Trunk reiteration promotes epiphytes and water storage in an old-growth redwood forest canopy

Sequoia sempervirens (redwood) is a long-lived, shade-tolerant tree capable of regeneration without disturbances and thus often present in all sizes within a single forest. In order to evaluate functional linkages among structures, plant distribution, and biodiversity in the canopy, we quantified all vascular plants from ground level to the treetops in an old-growth redwood forest (Prairie Creek Redwoods State Park, California, USA). This involved mapping terrestrial and epiphytic trees, shrubs, and ferns as well as climbing 27 trees up to 10 1 in tall within a 1-ha plot. We monitored canopy microclimates using sensor arrays that collected hourly data for up to 30 months. The plot held 4283 Mg/ha of aboveground dry mass in living plants, 95.4% of which was contributed by redwood. A high degree of structural complexity and individuality was evident in the crowns of the 14 largest trees in the form of reiterated trunks arising from main trunks, other trunks, and limbs.

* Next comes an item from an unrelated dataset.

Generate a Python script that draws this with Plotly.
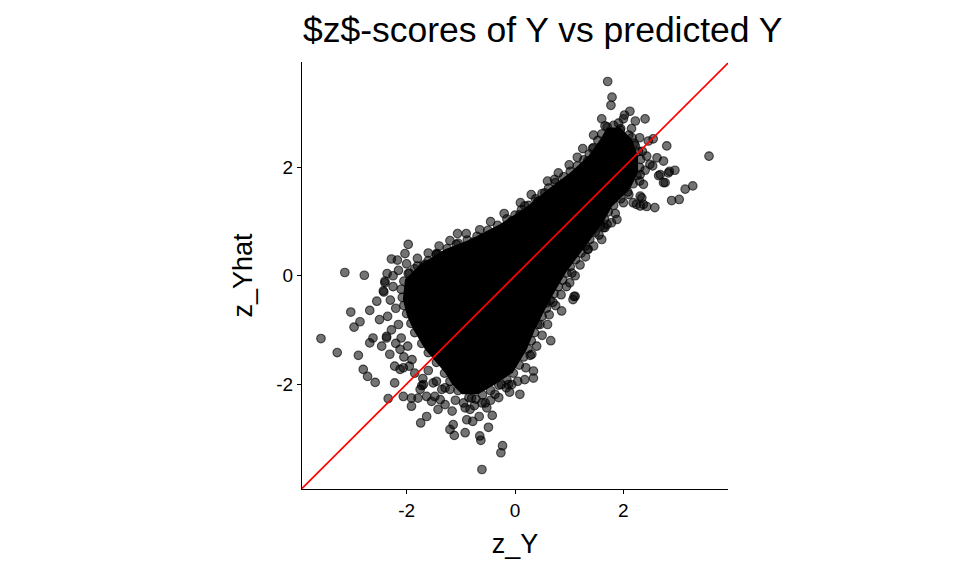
import plotly.graph_objects as go

# saturated centre of the cloud (outline of the area where points overlap to solid black)
core_z_y = [-0.98, -1.16, -1.29, -1.66, -1.88, -1.99, -2.07, -2.03, -1.75, -1.29, -0.83, -0.28,
            0.22, 0.61, 1.02, 1.35, 1.57, 1.70, 1.94, 2.16, 2.27, 2.27, 2.12, 1.79, 1.63, 1.39,
            1.16, 0.94, 0.65, 0.37, 0.22, -0.04, -0.37, -0.68]
core_z_yhat = [-2.19, -2.01, -1.79, -1.36, -0.99, -0.75, -0.44, -0.07, 0.21, 0.49, 0.67, 0.95,
               1.28, 1.60, 1.91, 2.21, 2.52, 2.74, 2.74, 2.52, 2.21, 1.91, 1.60, 1.28, 0.99, 0.67,
               0.36, 0.06, -0.44, -0.99, -1.36, -1.79, -2.01, -2.19]

# points sitting on the rim of the dense centre
edge_z_y = [-0.85, -1.05, -1.20, -1.30, -1.45, -1.60, -1.72, -1.85, -1.92, -2.00, -2.05, -2.08,
            -2.10, -2.05, -1.95, -1.80, -1.60, -1.42, -1.25, -1.05, -0.88, -0.70, -0.50, -0.32,
            -0.15, 0.00, 0.12, 0.25, 0.38, 0.50, 0.62, 0.75, 0.90, 1.02, 1.15, 1.27, 1.37, 1.45,
            1.53, 1.60, 1.70, 1.82, 1.95, 2.10, 2.20, 2.28, 2.32, 2.30, 2.25, 2.18, 2.08, 1.95,
            1.82, 1.72, 1.65, 1.58, 1.48, 1.38, 1.30, 1.22, 1.12, 1.02, 0.95, 0.88, 0.80, 0.72,
            0.65, 0.58, 0.50, 0.42, 0.36, 0.30, 0.24, 0.16, 0.08, -0.03, -0.15, -0.30, -0.45,
            -0.60, -0.72]
edge_z_yhat = [-2.25, -2.12, -1.95, -1.80, -1.60, -1.42, -1.25, -1.05, -0.88, -0.70, -0.55, -0.40,
               -0.25, -0.10, 0.05, 0.18, 0.28, 0.40, 0.50, 0.60, 0.66, 0.73, 0.84, 0.93, 1.05,
               1.12, 1.22, 1.30, 1.42, 1.52, 1.62, 1.72, 1.83, 1.93, 2.03, 2.14, 2.25, 2.37, 2.50,
               2.62, 2.75, 2.78, 2.72, 2.60, 2.45, 2.30, 2.15, 2.00, 1.85, 1.70, 1.55, 1.42, 1.30,
               1.18, 1.05, 0.92, 0.80, 0.67, 0.55, 0.42, 0.30, 0.17, 0.05, -0.08, -0.20, -0.33,
               -0.45, -0.60, -0.75, -0.90, -1.05, -1.20, -1.35, -1.50, -1.65, -1.80, -1.92, -2.02,
               -2.12, -2.20, -2.28]

# looser ring of overlapping points just outside the rim
rim_z_y = [-2.25, -2.30, -2.20, -2.35, -2.15, -2.28, -2.10, -2.20, -1.98, -2.05, -1.90, -1.85,
           -1.70, -1.60, -1.45, -1.35, -1.10, -0.95, -0.75, -0.45, -0.30, -0.10, 0.05, 0.20,
           0.40, 0.50, 0.60, 0.75, 0.85, 0.95, 1.05, 1.20, 1.30, 1.45, 1.55, 1.70, 1.85, 2.00,
           2.10, 2.30, 2.40, 2.35, 2.30, 2.00, 1.60, 1.45, 1.25, 1.00, 0.80, 0.60, 0.30, 0.10,
           -0.20, -0.45, -0.65, -0.90, -1.20, -1.40, -1.60, -1.80, -2.00, -2.15, -2.25]
rim_z_yhat = [-0.20, -0.45, -0.60, -0.75, -0.90, -1.00, -1.15, -1.25, -1.30, -1.50, -1.55, -1.80,
              -1.90, -1.75, -1.95, -2.10, -2.30, -2.35, -2.40, -2.30, -2.25, -2.15, -1.95, -1.70,
              -1.30, -1.10, -0.90, -0.55, -0.35, -0.20, 0.05, 0.20, 0.35, 0.55, 0.75, 0.95, 1.15,
              1.35, 1.50, 1.75, 1.95, 2.30, 2.55, 2.90, 2.90, 2.60, 2.35, 2.05, 1.90, 1.75, 1.50,
              1.35, 1.15, 1.00, 0.85, 0.78, 0.65, 0.55, 0.42, 0.32, 0.22, 0.10, 0.00]

# scattered points around the cloud
halo_z_y = [1.71, 1.79, 1.77, 2.02, 2.12, 2.40, 2.22, 1.91, 1.66, 2.15, 2.55, 2.46, 2.80, 3.58,
            1.43, 1.15, 1.34, 2.62, 2.74, 2.49, 2.95, 2.83, 2.65, 2.74, 3.28, 3.14, 3.03, 2.89,
            2.58, 2.37, 2.24, 2.31, 1.88, 1.66, 1.60, 1.34, 1.11, 0.73, 0.43, 0.18, 0.09, -0.06,
            -1.06, -1.08, -0.58, -0.77, -1.45, -1.97, -2.03, -2.28, -2.17, -3.14, -2.78, -2.36,
            -1.97, -1.69, -1.85,
            -2.40, -2.42, -2.55, -3.03, -2.68, -2.86, -2.97, -2.50, -3.58, -3.28, -2.89, -2.68,
            -2.62, -2.46, -2.31, -2.80, -2.72, -2.58, -2.22, -2.34, -2.06, -1.91, -1.74, -1.63,
            -1.42, -1.20, -1.12, -1.14, -0.92, -0.89, -0.78, -0.66, -0.63, -0.49, -0.42, -0.23,
            -0.26, -0.61, -0.55, 0.09, -0.12, 0.34, 0.18, 0.28, 0.66, 0.63, 0.86, 1.09, 1.01,
            0.58, 0.46, -2.22, -2.12, -1.95, -1.72, -1.79, -1.54, -1.29, -1.16, -0.80,
            1.78, 1.63, 1.35, 1.11,
            0.70, 1.07, 0.31, 0.34, -0.25, -0.16, -0.06, -0.37, -0.52, -0.61, -0.65, -0.83,
            -0.92, -1.91, -2.37, -1.63, -1.48, -1.38, -1.29, -1.20, -1.51, -1.75, -1.69,
            -1.45, -2.40, -2.43, -2.37, -2.12, -2.06,
            0.86, 0.42, -0.37, -1.66,
            1.94, 2.16, 2.22, 2.43, 2.54, 2.68, 2.77, 2.85, 2.31, 2.37, 2.18, 2.31, 2.43, 2.34,
            0.55]
halo_z_yhat = [3.59, 3.30, 3.15, 2.97, 3.04, 2.90, 2.86, 2.82, 2.77, 2.72, 2.53, 2.49, 2.40, 2.21,
               2.35, 2.19, 2.12, 2.18, 2.12, 2.06, 1.95, 1.90, 1.85, 1.72, 1.66, 1.60, 1.41, 1.39,
               1.26, 1.32, 1.32, 1.47, 1.04, 0.89, 0.67, 0.49, 0.00, 1.78, 1.38, 1.29, 1.13, 1.01,
               0.78, 0.58, 0.70, 0.62, 0.41, 0.58, 0.41, 0.31, 0.29, 0.06, 0.01, 0.04,
               0.04, 0.18, 0.13,
               -0.13, -0.30, -0.47, -0.67, -0.64, -0.85, -0.95, -0.81, -1.16, -1.42, -1.47, -1.24,
               -1.15, -1.30, -1.45, -1.73, -1.86, -1.97, -1.98, -2.27, -2.23, -2.41, -2.72, -2.60,
               -2.47, -2.84, -2.95, -2.75, -2.90, -2.66, -2.69, -2.60, -3.04, -2.80, -2.58, -3.14,
               -3.27, -3.58, -2.35, -2.19, -2.01, -1.89, -1.92, -1.47, -1.20, -0.72, -0.65, -0.38,
               -0.13, -0.50, -0.90, -1.67, -1.73, -1.67, -2.03, -2.26, -2.32, -2.38, -2.50, -2.26,
               0.98, 0.89, 0.49, -0.38,
               -0.49, -0.44, -1.45, -1.76, -2.01, -2.07, -2.01, -2.19, -2.44, -2.35, -2.96, -2.47,
               -2.44, -2.26, -1.12, -2.23, -2.23, -2.29, -2.07, -2.10, -1.98, -2.10, -2.01,
               0.39, -0.10, -0.28, -1.15, -1.36, -1.70,
               1.67, 1.37, 0.76, 0.21,
               2.69, 2.55, 2.40, 2.21, 2.03, 1.87, 1.72, 1.93, 1.87, 1.69, 1.35, 1.29, 1.28, 1.44,
               1.53]

# reference line y = x
abline_intercept = 0
abline_slope = 1

x_range = [-3.93, 3.93]
y_range = [-3.94, 3.95]

point_fill = "rgba(0,0,0,0.55)"

# the page body adds an 8px offset, so the figure is 8px smaller than the window
W, H = 952, 568

fig = go.Figure()

fig.add_trace(go.Scatter(
    x=core_z_y, y=core_z_yhat, mode="lines", fill="toself",
    fillcolor="black", line=dict(width=0, color="black"),
    hoverinfo="skip", showlegend=False))

for xs, ys in [(rim_z_y, rim_z_yhat), (edge_z_y, edge_z_yhat), (halo_z_y, halo_z_yhat)]:
    fig.add_trace(go.Scatter(
        x=xs, y=ys, mode="markers", showlegend=False,
        marker=dict(size=8.6, color=point_fill,
                    line=dict(width=1.1, color="rgba(0,0,0,0.65)"))))

line_x = x_range
line_y = [abline_intercept + abline_slope * v for v in line_x]
fig.add_trace(go.Scatter(
    x=line_x, y=line_y, mode="lines", showlegend=False,
    line=dict(color="red", width=1.7), hoverinfo="skip"))

axis_style = dict(
    showline=True, linecolor="black", linewidth=1.3,
    ticks="outside", ticklen=4, tickwidth=1.3, tickcolor="black",
    showgrid=False, zeroline=False,
    tickfont=dict(size=19, color="black"),
    tickvals=[-2, 0, 2], ticktext=["-2", "0", "2"],
)

fig.update_layout(
    width=W, height=H,
    margin=dict(l=294, r=232, t=54, b=87),
    paper_bgcolor="white", plot_bgcolor="white",
    font=dict(family="Liberation Sans, Arial, sans-serif", color="black"),
    title=dict(text="&#36;z&#36;-scores of Y vs predicted Y",
               font=dict(size=35.5, color="black"),
               x=295 / W, xanchor="left", xref="container",
               y=1 - 22 / H, yanchor="middle", yref="container"),
    xaxis=dict(range=x_range, title=dict(text="z_Y", font=dict(size=27), standoff=14),
               **axis_style),
    yaxis=dict(range=y_range, title=dict(text="z_Yhat", font=dict(size=27), standoff=15),
               **axis_style),
)

fig.write_html("out.html")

Thirteen species of vascular plants occurred as epiphytes in the plot, and all but one of these were restricted to the 14 largest trees. The evergreen shrub Vaccinium ovatum had the highest biomass of any epiphyte (212 kg/ha) followed by the evergreen fern Polypodium scouleri (196 kg/ha). The spatial aggregation of reiterated trunks was highly coincident with epiphyte masses, explaining 92% of the variation in fern and 75% of the variation in woody plant distribution along the vertical gradient. In addition to epiphyte biomass, there were 2366 kg/ha of soil in the canopy. Soils in crotches held 2-4 times as much water as soils on branches or limbs, and deeper layers held more water than shallower layers. During two years of monitoring, the volume of water stored in dead wood and soils in the canopy fluctuated between 24.7 m(3) and 53.4 m(3)/ha. The vast majority of the plot's structure and arboreal habitats was held in the crowns of the 14 largest trees. Reiterated trunks and limbs on a small number of trees have important ecological functions in old-growth redwood forests, and it may be feasible to accelerate the development of structural complexity and biodiversity in maturing redwood stands.